* What you will do
The lines from the top of the material below through the line containing "const data = categories.map((c, i)" are to be printed exactly, with pictures omitted.

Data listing
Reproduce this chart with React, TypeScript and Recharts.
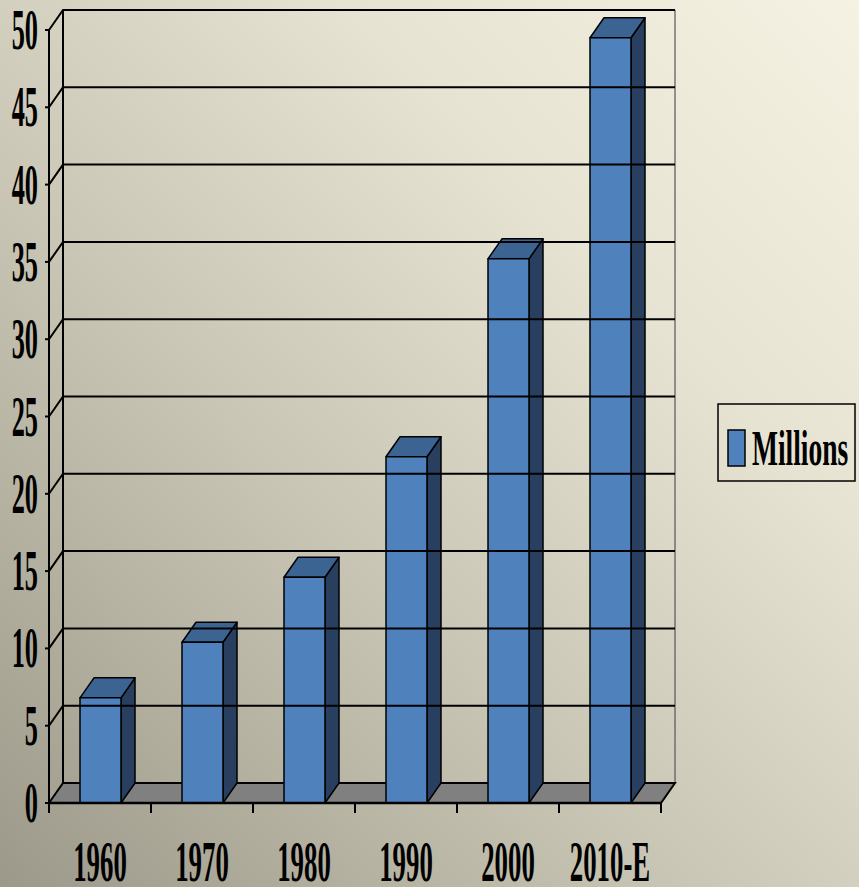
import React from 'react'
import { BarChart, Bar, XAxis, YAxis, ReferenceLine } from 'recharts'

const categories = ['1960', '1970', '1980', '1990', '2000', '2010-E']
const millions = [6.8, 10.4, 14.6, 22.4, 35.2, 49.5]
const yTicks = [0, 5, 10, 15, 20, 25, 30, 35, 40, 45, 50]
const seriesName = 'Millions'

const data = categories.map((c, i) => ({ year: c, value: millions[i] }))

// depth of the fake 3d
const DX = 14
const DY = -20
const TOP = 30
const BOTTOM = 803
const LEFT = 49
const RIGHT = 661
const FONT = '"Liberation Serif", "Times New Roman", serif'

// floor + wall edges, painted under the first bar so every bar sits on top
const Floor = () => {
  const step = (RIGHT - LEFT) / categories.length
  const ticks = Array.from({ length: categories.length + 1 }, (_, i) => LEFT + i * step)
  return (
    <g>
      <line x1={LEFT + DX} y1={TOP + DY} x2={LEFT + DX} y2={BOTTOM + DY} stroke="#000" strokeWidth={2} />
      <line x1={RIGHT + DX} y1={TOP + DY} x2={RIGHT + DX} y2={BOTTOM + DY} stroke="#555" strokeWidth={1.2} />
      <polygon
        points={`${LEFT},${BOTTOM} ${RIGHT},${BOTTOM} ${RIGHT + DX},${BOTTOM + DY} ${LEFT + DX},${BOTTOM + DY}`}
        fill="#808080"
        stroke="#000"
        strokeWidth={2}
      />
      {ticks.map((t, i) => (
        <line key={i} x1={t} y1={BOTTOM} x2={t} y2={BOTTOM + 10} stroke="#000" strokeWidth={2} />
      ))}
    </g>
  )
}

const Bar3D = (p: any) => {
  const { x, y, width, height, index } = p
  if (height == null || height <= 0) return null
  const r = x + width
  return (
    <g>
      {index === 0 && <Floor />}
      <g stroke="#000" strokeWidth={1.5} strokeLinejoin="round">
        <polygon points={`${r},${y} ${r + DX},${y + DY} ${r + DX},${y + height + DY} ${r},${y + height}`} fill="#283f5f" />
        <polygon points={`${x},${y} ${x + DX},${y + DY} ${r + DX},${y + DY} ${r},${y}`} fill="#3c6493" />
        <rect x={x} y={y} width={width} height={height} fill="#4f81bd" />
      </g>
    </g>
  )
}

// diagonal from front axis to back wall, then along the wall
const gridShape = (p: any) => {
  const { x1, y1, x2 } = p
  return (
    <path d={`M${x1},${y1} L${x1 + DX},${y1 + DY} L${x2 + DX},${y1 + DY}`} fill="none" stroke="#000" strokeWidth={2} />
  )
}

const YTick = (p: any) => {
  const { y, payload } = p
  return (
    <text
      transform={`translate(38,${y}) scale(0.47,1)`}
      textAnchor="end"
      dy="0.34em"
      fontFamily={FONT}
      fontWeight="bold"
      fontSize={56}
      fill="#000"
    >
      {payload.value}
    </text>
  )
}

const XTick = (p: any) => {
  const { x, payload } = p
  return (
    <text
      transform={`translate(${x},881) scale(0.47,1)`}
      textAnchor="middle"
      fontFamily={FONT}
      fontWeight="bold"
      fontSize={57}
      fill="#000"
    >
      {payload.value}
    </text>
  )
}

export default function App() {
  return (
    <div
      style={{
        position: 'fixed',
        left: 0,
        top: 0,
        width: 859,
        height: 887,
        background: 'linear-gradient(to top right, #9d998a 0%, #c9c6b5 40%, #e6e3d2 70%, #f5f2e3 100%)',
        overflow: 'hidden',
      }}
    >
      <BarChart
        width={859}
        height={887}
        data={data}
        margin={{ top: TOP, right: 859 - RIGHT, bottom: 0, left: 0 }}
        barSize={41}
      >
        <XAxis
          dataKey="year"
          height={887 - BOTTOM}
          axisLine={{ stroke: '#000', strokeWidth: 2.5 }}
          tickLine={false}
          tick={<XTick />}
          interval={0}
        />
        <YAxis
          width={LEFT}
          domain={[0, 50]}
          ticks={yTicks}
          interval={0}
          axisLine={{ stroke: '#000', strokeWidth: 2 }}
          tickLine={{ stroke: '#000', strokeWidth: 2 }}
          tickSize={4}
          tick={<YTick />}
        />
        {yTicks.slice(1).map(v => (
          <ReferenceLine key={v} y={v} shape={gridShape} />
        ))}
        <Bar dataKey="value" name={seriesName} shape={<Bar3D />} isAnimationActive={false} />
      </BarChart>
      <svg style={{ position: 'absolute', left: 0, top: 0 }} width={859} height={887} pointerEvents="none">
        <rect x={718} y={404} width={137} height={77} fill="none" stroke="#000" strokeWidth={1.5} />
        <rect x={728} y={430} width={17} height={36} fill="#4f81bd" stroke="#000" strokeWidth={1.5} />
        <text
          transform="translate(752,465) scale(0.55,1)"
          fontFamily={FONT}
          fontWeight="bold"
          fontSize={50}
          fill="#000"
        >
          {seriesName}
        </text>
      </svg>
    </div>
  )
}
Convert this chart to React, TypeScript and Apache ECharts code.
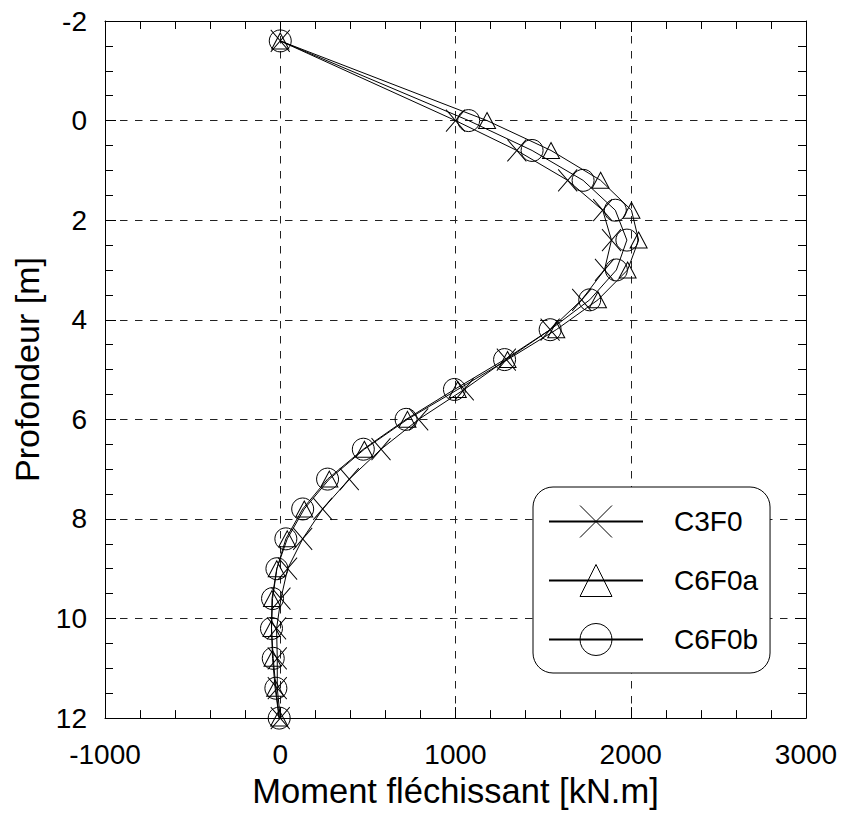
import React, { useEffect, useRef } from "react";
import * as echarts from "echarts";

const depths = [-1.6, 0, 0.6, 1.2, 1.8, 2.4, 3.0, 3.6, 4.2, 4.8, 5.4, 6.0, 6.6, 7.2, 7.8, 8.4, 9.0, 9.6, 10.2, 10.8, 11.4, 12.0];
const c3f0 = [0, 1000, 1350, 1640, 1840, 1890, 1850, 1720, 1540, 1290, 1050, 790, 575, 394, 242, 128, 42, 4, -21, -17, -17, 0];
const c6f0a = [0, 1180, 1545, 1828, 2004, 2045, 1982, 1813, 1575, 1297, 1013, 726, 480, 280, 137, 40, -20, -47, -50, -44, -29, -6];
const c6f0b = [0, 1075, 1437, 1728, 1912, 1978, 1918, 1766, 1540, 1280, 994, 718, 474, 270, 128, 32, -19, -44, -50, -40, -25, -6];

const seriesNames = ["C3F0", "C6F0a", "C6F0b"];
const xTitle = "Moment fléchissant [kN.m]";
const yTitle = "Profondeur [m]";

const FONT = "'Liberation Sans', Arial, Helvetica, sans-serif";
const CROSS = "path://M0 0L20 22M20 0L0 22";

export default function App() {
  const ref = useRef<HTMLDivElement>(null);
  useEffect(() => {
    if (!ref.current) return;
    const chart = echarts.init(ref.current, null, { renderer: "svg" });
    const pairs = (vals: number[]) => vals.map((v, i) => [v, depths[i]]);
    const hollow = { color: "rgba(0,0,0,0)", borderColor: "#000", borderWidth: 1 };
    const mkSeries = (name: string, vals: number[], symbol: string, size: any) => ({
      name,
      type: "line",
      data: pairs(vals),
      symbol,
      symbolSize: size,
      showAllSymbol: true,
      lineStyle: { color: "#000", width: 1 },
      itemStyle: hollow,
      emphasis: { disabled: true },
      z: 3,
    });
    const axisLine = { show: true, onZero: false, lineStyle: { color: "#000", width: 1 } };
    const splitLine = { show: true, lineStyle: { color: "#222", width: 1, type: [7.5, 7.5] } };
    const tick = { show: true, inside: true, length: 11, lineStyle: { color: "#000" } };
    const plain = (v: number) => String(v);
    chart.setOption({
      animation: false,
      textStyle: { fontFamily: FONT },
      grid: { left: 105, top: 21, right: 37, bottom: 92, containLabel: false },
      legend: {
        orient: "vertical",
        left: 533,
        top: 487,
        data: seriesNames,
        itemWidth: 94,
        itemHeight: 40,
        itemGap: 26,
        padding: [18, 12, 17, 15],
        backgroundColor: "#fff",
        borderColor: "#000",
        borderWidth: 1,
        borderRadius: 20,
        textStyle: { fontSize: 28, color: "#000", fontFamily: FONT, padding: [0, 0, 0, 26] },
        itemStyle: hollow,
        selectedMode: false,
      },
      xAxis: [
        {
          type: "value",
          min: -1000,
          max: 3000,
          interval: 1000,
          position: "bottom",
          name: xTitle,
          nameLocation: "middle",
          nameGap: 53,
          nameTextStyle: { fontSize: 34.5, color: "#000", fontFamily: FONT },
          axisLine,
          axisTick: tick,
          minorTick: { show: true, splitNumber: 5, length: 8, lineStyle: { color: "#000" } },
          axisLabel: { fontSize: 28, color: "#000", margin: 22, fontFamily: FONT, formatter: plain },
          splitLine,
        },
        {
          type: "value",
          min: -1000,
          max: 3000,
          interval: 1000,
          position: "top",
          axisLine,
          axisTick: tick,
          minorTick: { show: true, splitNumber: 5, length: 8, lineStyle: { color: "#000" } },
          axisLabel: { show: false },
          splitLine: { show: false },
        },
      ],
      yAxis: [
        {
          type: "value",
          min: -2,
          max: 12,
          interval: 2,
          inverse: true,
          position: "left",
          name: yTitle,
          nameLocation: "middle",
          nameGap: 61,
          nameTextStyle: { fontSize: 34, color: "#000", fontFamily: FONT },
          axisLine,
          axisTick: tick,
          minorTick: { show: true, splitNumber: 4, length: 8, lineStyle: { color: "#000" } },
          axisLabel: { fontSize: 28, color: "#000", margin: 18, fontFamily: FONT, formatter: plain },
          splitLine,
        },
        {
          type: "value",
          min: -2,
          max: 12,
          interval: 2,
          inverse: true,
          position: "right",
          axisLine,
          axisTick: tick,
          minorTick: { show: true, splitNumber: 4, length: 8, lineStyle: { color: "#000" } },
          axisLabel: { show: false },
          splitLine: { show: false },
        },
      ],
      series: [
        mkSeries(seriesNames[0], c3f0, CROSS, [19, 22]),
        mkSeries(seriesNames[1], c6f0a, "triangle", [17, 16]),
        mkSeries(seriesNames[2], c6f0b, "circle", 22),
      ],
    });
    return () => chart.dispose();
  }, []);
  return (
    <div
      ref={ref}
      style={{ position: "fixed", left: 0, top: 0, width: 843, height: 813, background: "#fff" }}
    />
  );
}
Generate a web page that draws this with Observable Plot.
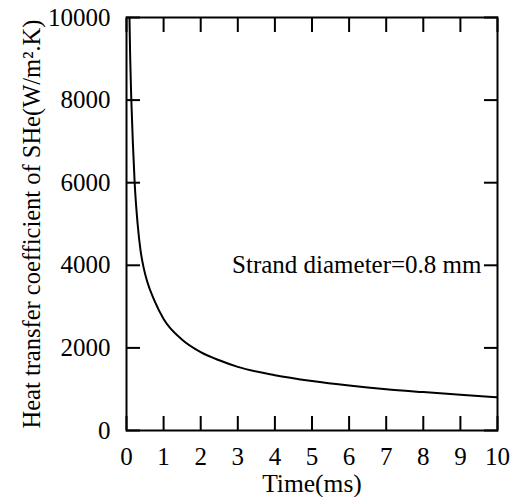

* Finished exercise
Reproduce this chart with React, TypeScript and Recharts.
import React from 'react'
import { BarChart, Bar, XAxis, YAxis, ReferenceLine } from 'recharts'

const categories = ['1960', '1970', '1980', '1990', '2000', '2010-E']
const millions = [6.8, 10.4, 14.6, 22.4, 35.2, 49.5]
const yTicks = [0, 5, 10, 15, 20, 25, 30, 35, 40, 45, 50]
const seriesName = 'Millions'

const data = categories.map((c, i) => ({ year: c, value: millions[i] }))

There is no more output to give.